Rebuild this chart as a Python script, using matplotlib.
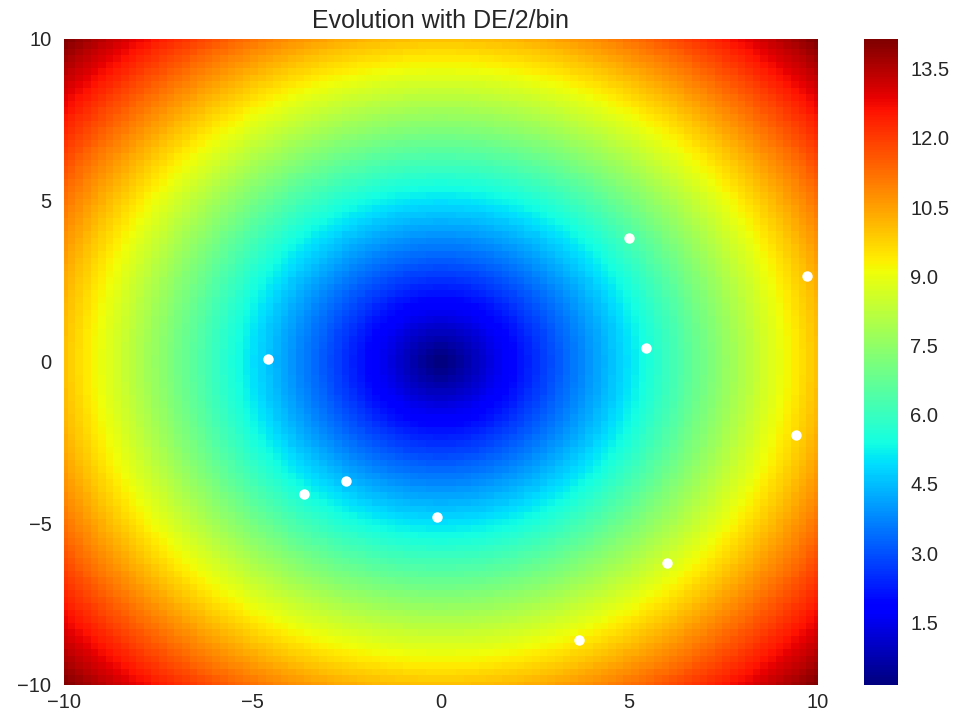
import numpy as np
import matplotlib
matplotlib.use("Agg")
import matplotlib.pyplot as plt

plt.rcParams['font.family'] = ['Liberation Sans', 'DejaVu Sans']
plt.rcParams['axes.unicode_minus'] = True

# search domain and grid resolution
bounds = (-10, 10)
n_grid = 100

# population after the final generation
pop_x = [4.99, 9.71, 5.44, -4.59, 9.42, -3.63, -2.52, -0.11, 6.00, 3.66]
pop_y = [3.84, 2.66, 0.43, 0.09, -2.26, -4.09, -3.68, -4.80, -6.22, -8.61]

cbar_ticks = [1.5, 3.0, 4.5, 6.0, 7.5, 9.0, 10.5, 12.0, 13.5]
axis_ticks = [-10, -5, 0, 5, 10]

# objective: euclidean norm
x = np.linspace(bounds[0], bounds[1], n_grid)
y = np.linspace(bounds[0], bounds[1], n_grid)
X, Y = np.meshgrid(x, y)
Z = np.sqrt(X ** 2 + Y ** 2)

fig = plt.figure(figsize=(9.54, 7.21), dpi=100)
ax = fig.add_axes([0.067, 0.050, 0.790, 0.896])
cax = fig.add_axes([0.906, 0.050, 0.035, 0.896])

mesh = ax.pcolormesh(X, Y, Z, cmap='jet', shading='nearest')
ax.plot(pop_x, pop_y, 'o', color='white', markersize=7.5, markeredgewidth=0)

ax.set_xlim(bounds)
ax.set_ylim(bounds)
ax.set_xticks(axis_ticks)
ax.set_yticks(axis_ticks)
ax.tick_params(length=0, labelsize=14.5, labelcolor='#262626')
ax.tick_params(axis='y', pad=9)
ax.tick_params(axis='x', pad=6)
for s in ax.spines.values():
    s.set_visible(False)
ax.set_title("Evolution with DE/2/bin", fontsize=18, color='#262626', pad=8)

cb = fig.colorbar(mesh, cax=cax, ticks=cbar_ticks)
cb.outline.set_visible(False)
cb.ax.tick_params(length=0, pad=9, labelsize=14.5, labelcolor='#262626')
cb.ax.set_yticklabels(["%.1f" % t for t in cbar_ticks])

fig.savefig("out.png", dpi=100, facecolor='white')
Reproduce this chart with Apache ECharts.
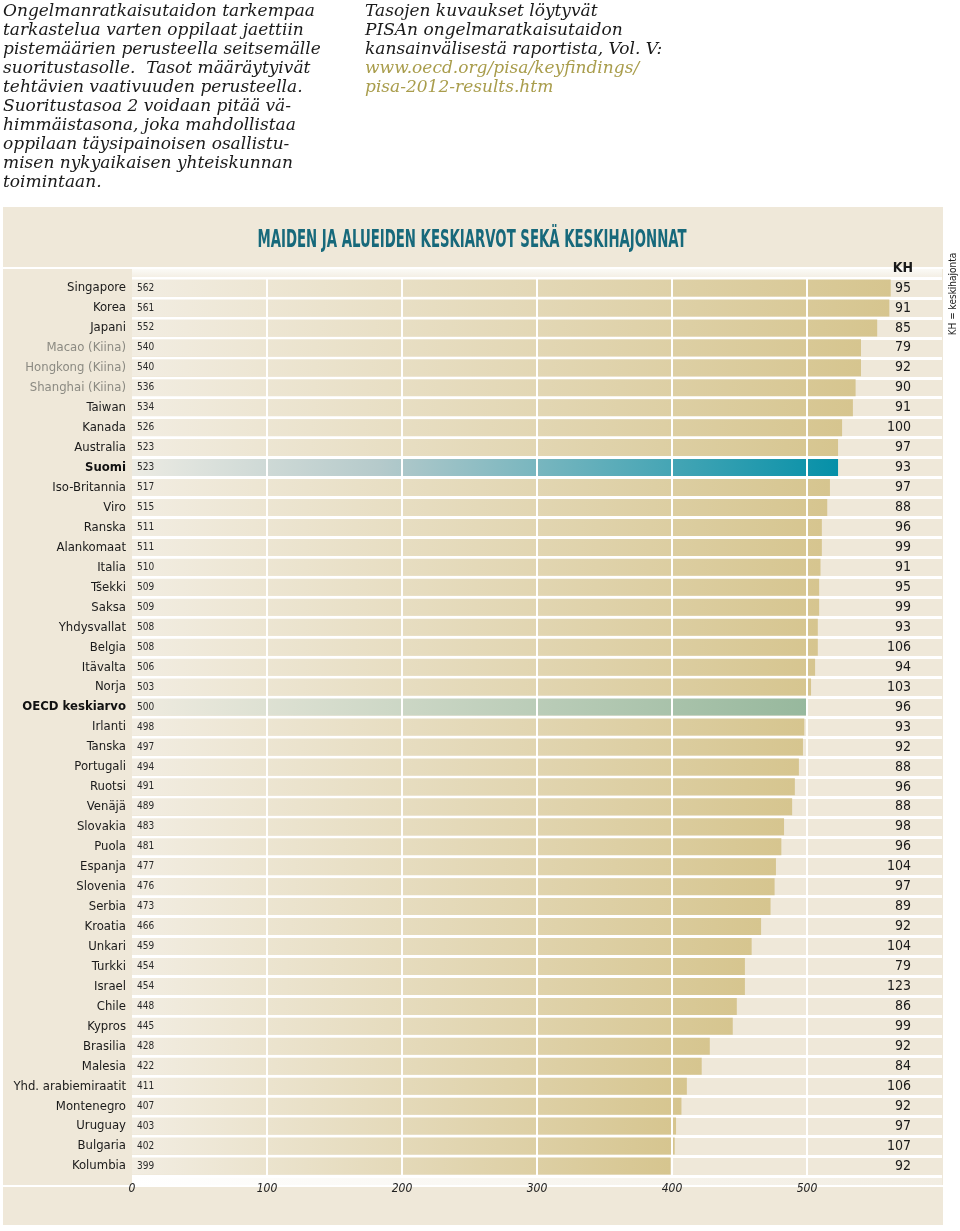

## BRIEF
Quote, exactly and only, the lines from the first line of the data above through the line containing "color='white', markersize=7.5, markeredgewidth=0)". The pictures do not belong in it.

## THE ANSWER
Rebuild this chart as a Python script, using matplotlib.
import numpy as np
import matplotlib
matplotlib.use("Agg")
import matplotlib.pyplot as plt

plt.rcParams['font.family'] = ['Liberation Sans', 'DejaVu Sans']
plt.rcParams['axes.unicode_minus'] = True

# search domain and grid resolution
bounds = (-10, 10)
n_grid = 100

# population after the final generation
pop_x = [4.99, 9.71, 5.44, -4.59, 9.42, -3.63, -2.52, -0.11, 6.00, 3.66]
pop_y = [3.84, 2.66, 0.43, 0.09, -2.26, -4.09, -3.68, -4.80, -6.22, -8.61]

cbar_ticks = [1.5, 3.0, 4.5, 6.0, 7.5, 9.0, 10.5, 12.0, 13.5]
axis_ticks = [-10, -5, 0, 5, 10]

# objective: euclidean norm
x = np.linspace(bounds[0], bounds[1], n_grid)
y = np.linspace(bounds[0], bounds[1], n_grid)
X, Y = np.meshgrid(x, y)
Z = np.sqrt(X ** 2 + Y ** 2)

fig = plt.figure(figsize=(9.54, 7.21), dpi=100)
ax = fig.add_axes([0.067, 0.050, 0.790, 0.896])
cax = fig.add_axes([0.906, 0.050, 0.035, 0.896])

mesh = ax.pcolormesh(X, Y, Z, cmap='jet', shading='nearest')
ax.plot(pop_x, pop_y, 'o', color='white', markersize=7.5, markeredgewidth=0)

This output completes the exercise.